My physiological mind grappled to rewire and compensate, while my conscious mind did everything in its power to resist the change. I ate carrots and opened my eyes as wide as I could in a bid to see more. I obliterated myself smoking weed, hoping that reports about its positive effects on visual acuity were true. They weren't. I just got more paranoid.
I hoped commuters would be too numb to notice my miserable face, but strangers still told me to 'smile, cos it might never 'appen'. My family would ring to ask why I hadn't been in touch. Friends discussed if I was 'OK'. Publicly I said they were stupid for worrying. Privately I'd go to bed hoping it'd all be gone in the morning.
The people who loved me were trying to wrench me out of denial. I just wished they'd all piss off. I didn't want anyone to notice, except the one person who didn't seem to. He just shut the study door and carried on fixing up his computers and smoking his fags as if nothing was any different.
26/03/05 - The End
Going blind is not something that makes you feel good about yourself. As your retinas slowly rot away, so, too, does part of your ego. You're forced to gulp back way more than your share of humble pie as you realise that saying sorry to strangers you've bumped into in the street or asking for an arm from someone you think is an idiot will be a daily occurrence for the rest of your life. However politically correct, compassionate, open-minded you might think yourself, no one in their right mind would choose to be in this situation. It's frightening at times, but the thing that makes life easier is meeting people who somehow instinctively understand the incomprehensible.
My postpunk DJ lover might have worn slippers, liked Then Jerico and eaten nothing but Pot Noodles, but this was a man who not only understood, but even made me feel good about losing my vision. What made me, at times, unspeakably sad was for him what made me unspeakably interesting. His unquestioning acceptance shrouded those moments of flailing panic with the notion that actually, maybe, it would all be OK in the end.
Plus, he was modestly gorgeous, got me into clubs for free and created the best medley tapes of devastating melancholia I've received since swapping compilations of soft rock with my gangly 14-year-old first love. I should have been grateful. I was, right? Wrong. Last week I blew it and called our brief encounter to an end.
02/04/05 - Judgement
Folk like to pass judgment on other people's relationships. Who hasn't done a bit of cerebral rubber-necking over what the better-looking half of a couple is doing with their less good-looking/shorter/badly dressed companion? 'How did s/he pull him/her?' you muse in private.

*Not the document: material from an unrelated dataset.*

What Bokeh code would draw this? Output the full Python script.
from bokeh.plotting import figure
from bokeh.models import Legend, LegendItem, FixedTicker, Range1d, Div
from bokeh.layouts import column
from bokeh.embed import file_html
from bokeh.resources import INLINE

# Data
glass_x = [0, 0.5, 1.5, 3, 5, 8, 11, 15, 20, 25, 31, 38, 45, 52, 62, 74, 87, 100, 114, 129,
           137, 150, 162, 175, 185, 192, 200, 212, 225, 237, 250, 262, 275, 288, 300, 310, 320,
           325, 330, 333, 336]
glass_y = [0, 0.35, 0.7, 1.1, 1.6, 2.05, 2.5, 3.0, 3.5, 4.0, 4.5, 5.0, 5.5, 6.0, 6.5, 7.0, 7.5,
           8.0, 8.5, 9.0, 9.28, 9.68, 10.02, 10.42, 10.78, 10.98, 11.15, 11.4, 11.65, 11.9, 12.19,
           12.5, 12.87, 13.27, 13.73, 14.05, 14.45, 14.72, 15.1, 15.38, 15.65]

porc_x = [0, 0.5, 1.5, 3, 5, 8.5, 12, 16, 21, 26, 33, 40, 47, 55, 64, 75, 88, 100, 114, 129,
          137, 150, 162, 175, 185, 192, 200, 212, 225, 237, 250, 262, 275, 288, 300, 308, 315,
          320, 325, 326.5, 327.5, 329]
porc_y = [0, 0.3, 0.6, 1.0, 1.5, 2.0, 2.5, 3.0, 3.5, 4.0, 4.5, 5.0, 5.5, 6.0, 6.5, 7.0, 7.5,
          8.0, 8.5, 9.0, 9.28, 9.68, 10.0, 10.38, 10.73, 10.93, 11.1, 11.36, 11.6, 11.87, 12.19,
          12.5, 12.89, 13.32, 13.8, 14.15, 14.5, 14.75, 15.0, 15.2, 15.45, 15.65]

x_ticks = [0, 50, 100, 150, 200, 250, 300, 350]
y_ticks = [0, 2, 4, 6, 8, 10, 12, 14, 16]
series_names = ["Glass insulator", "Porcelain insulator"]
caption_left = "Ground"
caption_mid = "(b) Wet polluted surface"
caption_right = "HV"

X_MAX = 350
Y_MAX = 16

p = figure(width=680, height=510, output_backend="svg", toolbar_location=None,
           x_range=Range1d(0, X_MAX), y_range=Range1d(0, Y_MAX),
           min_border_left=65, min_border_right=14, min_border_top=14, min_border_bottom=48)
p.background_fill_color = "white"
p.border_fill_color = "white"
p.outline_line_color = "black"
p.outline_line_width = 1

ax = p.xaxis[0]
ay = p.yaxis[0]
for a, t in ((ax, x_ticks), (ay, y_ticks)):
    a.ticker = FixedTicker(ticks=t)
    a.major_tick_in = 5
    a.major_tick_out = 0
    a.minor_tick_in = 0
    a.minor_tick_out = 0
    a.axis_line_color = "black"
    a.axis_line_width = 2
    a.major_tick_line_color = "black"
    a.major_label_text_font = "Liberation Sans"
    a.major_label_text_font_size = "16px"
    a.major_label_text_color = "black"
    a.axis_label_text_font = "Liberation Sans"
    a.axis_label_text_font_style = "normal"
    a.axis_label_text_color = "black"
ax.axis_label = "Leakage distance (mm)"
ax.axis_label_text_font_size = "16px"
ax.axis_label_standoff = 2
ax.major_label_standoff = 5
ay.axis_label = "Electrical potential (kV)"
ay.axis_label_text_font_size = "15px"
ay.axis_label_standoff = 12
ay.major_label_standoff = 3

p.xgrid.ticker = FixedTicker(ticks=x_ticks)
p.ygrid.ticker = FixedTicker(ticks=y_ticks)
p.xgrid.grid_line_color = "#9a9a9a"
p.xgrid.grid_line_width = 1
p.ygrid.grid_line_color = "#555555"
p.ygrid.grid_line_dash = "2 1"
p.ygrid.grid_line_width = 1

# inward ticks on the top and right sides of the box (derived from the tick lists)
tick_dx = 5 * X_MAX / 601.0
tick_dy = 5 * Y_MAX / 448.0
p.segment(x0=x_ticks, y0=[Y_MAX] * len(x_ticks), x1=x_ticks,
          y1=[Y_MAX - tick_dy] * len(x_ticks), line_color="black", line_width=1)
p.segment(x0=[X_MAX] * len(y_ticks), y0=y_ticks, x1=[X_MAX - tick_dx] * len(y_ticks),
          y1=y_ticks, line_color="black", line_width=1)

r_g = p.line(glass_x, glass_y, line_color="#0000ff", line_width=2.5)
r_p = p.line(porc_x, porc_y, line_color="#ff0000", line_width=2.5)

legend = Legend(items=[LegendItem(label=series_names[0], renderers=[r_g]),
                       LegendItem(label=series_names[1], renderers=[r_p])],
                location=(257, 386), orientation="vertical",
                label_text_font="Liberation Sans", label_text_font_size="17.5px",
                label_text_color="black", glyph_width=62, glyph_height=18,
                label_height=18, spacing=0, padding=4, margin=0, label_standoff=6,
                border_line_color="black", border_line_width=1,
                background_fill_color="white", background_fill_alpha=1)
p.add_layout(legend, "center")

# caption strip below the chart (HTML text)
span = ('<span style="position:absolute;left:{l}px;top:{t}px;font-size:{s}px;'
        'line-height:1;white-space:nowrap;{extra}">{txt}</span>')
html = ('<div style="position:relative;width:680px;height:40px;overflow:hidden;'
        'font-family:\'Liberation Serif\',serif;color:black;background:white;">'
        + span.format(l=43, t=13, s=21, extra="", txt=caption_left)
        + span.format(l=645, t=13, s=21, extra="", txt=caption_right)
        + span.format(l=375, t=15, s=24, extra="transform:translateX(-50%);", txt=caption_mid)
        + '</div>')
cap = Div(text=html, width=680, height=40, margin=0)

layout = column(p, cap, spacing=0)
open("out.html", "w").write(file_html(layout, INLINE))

But some people speak their minds. I bump into an acquaintance. 'How's it going with that punk man?' she asks.
'It's not,' I say.
'Why?!' she says in a tone of shock fringed with disbelief.
'It just didn't feel right,' I reply.
'But he didn't care about your eyes.'
'And ... ?'
'Well, I'm not being funny, but it's going to be hard to find someone who can see past the certainty of your future. Life is about compromise. Quite frankly, I think you've been an idiot. You should've been grateful.'
I feel very pissed off. I know she's only articulating the awkward thoughts lots of people will have rotting away in their minds, and it doesn't feel nice. For a sorry moment I wonder if maybe she's right. Then I realise, actually, she's very wrong.
I know about compromise. It happens every day. If I go out with a mate, I won't be driving; they will. The itinerary is theirs. If they want to head off at 6.30am because they need to get back and mow the lawn, so do I. It's not so bad, but staying with someone you don't love out of nothing more than self-deprecating gratitude? Would you?